* Task directions *
Restate the full listing word for word and leave the pictures out.
>>>
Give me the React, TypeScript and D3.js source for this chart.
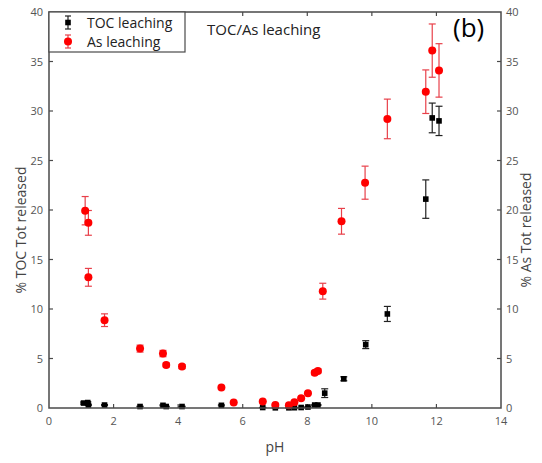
import React from "react";
import * as d3 from "d3";

const W = 542;
const H = 463;

// TOC leaching (black squares)
const tocPH = [1.07, 1.2, 1.22, 1.72, 2.82, 3.53, 3.63, 4.12, 5.34, 6.62, 7.01, 7.43, 7.6, 7.81, 8.02, 8.23, 8.33, 8.54, 9.13, 9.81, 10.48, 11.67, 11.87, 12.08];
const tocVal = [0.5, 0.55, 0.3, 0.3, 0.15, 0.27, 0.15, 0.15, 0.27, 0.05, 0.02, 0.02, 0.03, 0.05, 0.1, 0.3, 0.3, 1.5, 2.95, 6.4, 9.5, 21.1, 29.3, 29.0];
const tocErr = [0.1, 0.1, 0.05, 0.05, 0.03, 0.05, 0.03, 0.03, 0.05, 0.01, 0.01, 0.01, 0.01, 0.01, 0.02, 0.05, 0.05, 0.44, 0.2, 0.4, 0.76, 1.94, 1.5, 1.48];

// As leaching (red circles)
const asPH = [1.12, 1.22, 1.22, 1.72, 2.82, 3.53, 3.63, 4.12, 5.34, 5.72, 6.62, 7.01, 7.43, 7.6, 7.81, 8.02, 8.23, 8.33, 8.48, 9.06, 9.79, 10.48, 11.67, 11.87, 12.08];
const asVal = [19.93, 18.7, 13.2, 8.87, 6.0, 5.5, 4.35, 4.18, 2.08, 0.56, 0.66, 0.3, 0.28, 0.57, 0.98, 1.5, 3.55, 3.75, 11.8, 18.86, 22.76, 29.2, 31.95, 36.1, 34.1];
const asErr = [1.43, 1.25, 0.9, 0.64, 0.35, 0.32, 0.2, 0.2, 0.1, 0.03, 0.03, 0.02, 0.02, 0.03, 0.05, 0.08, 0.2, 0.2, 0.8, 1.3, 1.67, 2.0, 2.2, 2.69, 2.7];

const xTicks = [0, 2, 4, 6, 8, 10, 12, 14];
const yTicks = [0, 5, 10, 15, 20, 25, 30, 35, 40];

const M = { left: 49, right: 501, top: 12, bottom: 408 };
const FONT = "'Open Sans', 'Noto Sans', sans-serif";
const AXIS = "#4a4a4a";
const LABEL = "#555";
const RED = "#ff0000";
const RED_ERR = "#e8404a";

export default function App() {
  const x = d3.scaleLinear().domain([0, 14]).range([M.left, M.right]);
  const y = d3.scaleLinear().domain([0, 40]).range([M.bottom, M.top]);
  const tl = 4;
  const cap = 3.5;

  const errBar = (px: number, v: number, e: number, color: string, key: string) => {
    const y1 = y(v + e);
    const y2 = y(v - e);
    return (
      <g key={key} stroke={color} strokeWidth={1.2}>
        <line x1={x(px)} x2={x(px)} y1={y1} y2={y2} />
        <line x1={x(px) - cap} x2={x(px) + cap} y1={y1} y2={y1} />
        <line x1={x(px) - cap} x2={x(px) + cap} y1={y2} y2={y2} />
      </g>
    );
  };

  return (
    <svg width={W} height={H} style={{ display: "block", position: "absolute", left: 0, top: 0 }} fontFamily={FONT}>
      <rect width={W} height={H} fill="#fff" />
      {/* ticks */}
      <g stroke={AXIS} strokeWidth={1.2}>
        {xTicks.slice(1, -1).map((t) => (
          <g key={"xt" + t}>
            <line x1={x(t)} x2={x(t)} y1={M.bottom} y2={M.bottom - tl} />
            <line x1={x(t)} x2={x(t)} y1={M.top} y2={M.top + tl} />
          </g>
        ))}
        {yTicks.slice(1, -1).map((t) => (
          <g key={"yt" + t}>
            <line x1={M.left} x2={M.left + tl} y1={y(t)} y2={y(t)} />
            <line x1={M.right} x2={M.right - tl} y1={y(t)} y2={y(t)} />
          </g>
        ))}
      </g>
      {/* data: TOC */}
      {tocPH.map((p, i) => errBar(p, tocVal[i], tocErr[i], "#222", "te" + i))}
      {tocPH.map((p, i) => (
        <rect key={"ts" + i} x={x(p) - 2.8} y={y(tocVal[i]) - 2.8} width={5.6} height={5.6} fill="#000" />
      ))}
      {/* data: As */}
      {asPH.map((p, i) => errBar(p, asVal[i], asErr[i], RED_ERR, "ae" + i))}
      {asPH.map((p, i) => (
        <circle key={"ac" + i} cx={x(p)} cy={y(asVal[i])} r={4} fill={RED} />
      ))}
      {/* frame */}
      <rect x={M.left} y={M.top} width={M.right - M.left} height={M.bottom - M.top} fill="none" stroke={AXIS} strokeWidth={1.5} />
      {/* tick labels */}
      <g fill={LABEL} fontSize={11}>
        {xTicks.map((t) => (
          <text key={"xl" + t} x={x(t)} y={M.bottom + 17} textAnchor="middle">{t}</text>
        ))}
        {yTicks.map((t) => (
          <text key={"yl" + t} x={M.left - 6} y={y(t) + 4} textAnchor="end">{t}</text>
        ))}
        {yTicks.map((t) => (
          <text key={"yr" + t} x={M.right + 5} y={y(t) + 4} textAnchor="start">{t}</text>
        ))}
      </g>
      {/* axis titles */}
      <text x={(M.left + M.right) / 2} y={452} textAnchor="middle" fontSize={14} fill="#444">pH</text>
      <text transform={`translate(26,230) rotate(-90)`} textAnchor="middle" fontSize={14} fill="#444">% TOC Tot released</text>
      <text transform={`translate(531,230) rotate(-90)`} textAnchor="middle" fontSize={14} fill="#444">% As Tot released</text>
      {/* legend */}
      <rect x={M.left} y={M.top} width={136} height={40} fill="#fff" stroke={AXIS} strokeWidth={1.2} />
      <g stroke="#222" strokeWidth={1.2}>
        <line x1={68} x2={68} y1={16} y2={29} />
        <line x1={65} x2={71} y1={16} y2={16} />
        <line x1={65} x2={71} y1={29} y2={29} />
      </g>
      <rect x={65.2} y={19.7} width={5.6} height={5.6} fill="#000" />
      <g stroke={RED_ERR} strokeWidth={1.2}>
        <line x1={68} x2={68} y1={35} y2={48} />
        <line x1={65} x2={71} y1={35} y2={35} />
        <line x1={65} x2={71} y1={48} y2={48} />
      </g>
      <circle cx={68} cy={41.5} r={4} fill={RED} />
      <text x={87} y={28} fontSize={14} fill="#222">TOC leaching</text>
      <text x={87} y={47} fontSize={14} fill="#222">As leaching</text>
      {/* title */}
      <text x={207} y={35} fontSize={15} fill="#222">TOC/As leaching</text>
      <text x={453} y={37} fontSize={26} fill="#000">(b)</text>
    </svg>
  );
}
<<<
* The reply *
Give me the React, TypeScript and D3.js source for this chart.
import React from "react";
import * as d3 from "d3";

const W = 542;
const H = 463;

// TOC leaching (black squares)
const tocPH = [1.07, 1.2, 1.22, 1.72, 2.82, 3.53, 3.63, 4.12, 5.34, 6.62, 7.01, 7.43, 7.6, 7.81, 8.02, 8.23, 8.33, 8.54, 9.13, 9.81, 10.48, 11.67, 11.87, 12.08];
const tocVal = [0.5, 0.55, 0.3, 0.3, 0.15, 0.27, 0.15, 0.15, 0.27, 0.05, 0.02, 0.02, 0.03, 0.05, 0.1, 0.3, 0.3, 1.5, 2.95, 6.4, 9.5, 21.1, 29.3, 29.0];
const tocErr = [0.1, 0.1, 0.05, 0.05, 0.03, 0.05, 0.03, 0.03, 0.05, 0.01, 0.01, 0.01, 0.01, 0.01, 0.02, 0.05, 0.05, 0.44, 0.2, 0.4, 0.76, 1.94, 1.5, 1.48];

// As leaching (red circles)
const asPH = [1.12, 1.22, 1.22, 1.72, 2.82, 3.53, 3.63, 4.12, 5.34, 5.72, 6.62, 7.01, 7.43, 7.6, 7.81, 8.02, 8.23, 8.33, 8.48, 9.06, 9.79, 10.48, 11.67, 11.87, 12.08];
const asVal = [19.93, 18.7, 13.2, 8.87, 6.0, 5.5, 4.35, 4.18, 2.08, 0.56, 0.66, 0.3, 0.28, 0.57, 0.98, 1.5, 3.55, 3.75, 11.8, 18.86, 22.76, 29.2, 31.95, 36.1, 34.1];
const asErr = [1.43, 1.25, 0.9, 0.64, 0.35, 0.32, 0.2, 0.2, 0.1, 0.03, 0.03, 0.02, 0.02, 0.03, 0.05, 0.08, 0.2, 0.2, 0.8, 1.3, 1.67, 2.0, 2.2, 2.69, 2.7];

const xTicks = [0, 2, 4, 6, 8, 10, 12, 14];
const yTicks = [0, 5, 10, 15, 20, 25, 30, 35, 40];

const M = { left: 49, right: 501, top: 12, bottom: 408 };
const FONT = "'Open Sans', 'Noto Sans', sans-serif";
const AXIS = "#4a4a4a";
const LABEL = "#555";
const RED = "#ff0000";
const RED_ERR = "#e8404a";

export default function App() {
  const x = d3.scaleLinear().domain([0, 14]).range([M.left, M.right]);
  const y = d3.scaleLinear().domain([0, 40]).range([M.bottom, M.top]);
  const tl = 4;
  const cap = 3.5;

  const errBar = (px: number, v: number, e: number, color: string, key: string) => {
    const y1 = y(v + e);
    const y2 = y(v - e);
    return (
      <g key={key} stroke={color} strokeWidth={1.2}>
        <line x1={x(px)} x2={x(px)} y1={y1} y2={y2} />
        <line x1={x(px) - cap} x2={x(px) + cap} y1={y1} y2={y1} />
        <line x1={x(px) - cap} x2={x(px) + cap} y1={y2} y2={y2} />
      </g>
    );
  };

  return (
    <svg width={W} height={H} style={{ display: "block", position: "absolute", left: 0, top: 0 }} fontFamily={FONT}>
      <rect width={W} height={H} fill="#fff" />
      {/* ticks */}
      <g stroke={AXIS} strokeWidth={1.2}>
        {xTicks.slice(1, -1).map((t) => (
          <g key={"xt" + t}>
            <line x1={x(t)} x2={x(t)} y1={M.bottom} y2={M.bottom - tl} />
            <line x1={x(t)} x2={x(t)} y1={M.top} y2={M.top + tl} />
          </g>
        ))}
        {yTicks.slice(1, -1).map((t) => (
          <g key={"yt" + t}>
            <line x1={M.left} x2={M.left + tl} y1={y(t)} y2={y(t)} />
            <line x1={M.right} x2={M.right - tl} y1={y(t)} y2={y(t)} />
          </g>
        ))}
      </g>
      {/* data: TOC */}
      {tocPH.map((p, i) => errBar(p, tocVal[i], tocErr[i], "#222", "te" + i))}
      {tocPH.map((p, i) => (
        <rect key={"ts" + i} x={x(p) - 2.8} y={y(tocVal[i]) - 2.8} width={5.6} height={5.6} fill="#000" />
      ))}
      {/* data: As */}
      {asPH.map((p, i) => errBar(p, asVal[i], asErr[i], RED_ERR, "ae" + i))}
      {asPH.map((p, i) => (
        <circle key={"ac" + i} cx={x(p)} cy={y(asVal[i])} r={4} fill={RED} />
      ))}
      {/* frame */}
      <rect x={M.left} y={M.top} width={M.right - M.left} height={M.bottom - M.top} fill="none" stroke={AXIS} strokeWidth={1.5} />
      {/* tick labels */}
      <g fill={LABEL} fontSize={11}>
        {xTicks.map((t) => (
          <text key={"xl" + t} x={x(t)} y={M.bottom + 17} textAnchor="middle">{t}</text>
        ))}
        {yTicks.map((t) => (
          <text key={"yl" + t} x={M.left - 6} y={y(t) + 4} textAnchor="end">{t}</text>
        ))}
        {yTicks.map((t) => (
          <text key={"yr" + t} x={M.right + 5} y={y(t) + 4} textAnchor="start">{t}</text>
        ))}
      </g>
      {/* axis titles */}
      <text x={(M.left + M.right) / 2} y={452} textAnchor="middle" fontSize={14} fill="#444">pH</text>
      <text transform={`translate(26,230) rotate(-90)`} textAnchor="middle" fontSize={14} fill="#444">% TOC Tot released</text>
      <text transform={`translate(531,230) rotate(-90)`} textAnchor="middle" fontSize={14} fill="#444">% As Tot released</text>
      {/* legend */}
      <rect x={M.left} y={M.top} width={136} height={40} fill="#fff" stroke={AXIS} strokeWidth={1.2} />
      <g stroke="#222" strokeWidth={1.2}>
        <line x1={68} x2={68} y1={16} y2={29} />
        <line x1={65} x2={71} y1={16} y2={16} />
        <line x1={65} x2={71} y1={29} y2={29} />
      </g>
      <rect x={65.2} y={19.7} width={5.6} height={5.6} fill="#000" />
      <g stroke={RED_ERR} strokeWidth={1.2}>
        <line x1={68} x2={68} y1={35} y2={48} />
        <line x1={65} x2={71} y1={35} y2={35} />
        <line x1={65} x2={71} y1={48} y2={48} />
      </g>
      <circle cx={68} cy={41.5} r={4} fill={RED} />
      <text x={87} y={28} fontSize={14} fill="#222">TOC leaching</text>
      <text x={87} y={47} fontSize={14} fill="#222">As leaching</text>
      {/* title */}
      <text x={207} y={35} fontSize={15} fill="#222">TOC/As leaching</text>
      <text x={453} y={37} fontSize={26} fill="#000">(b)</text>
    </svg>
  );
}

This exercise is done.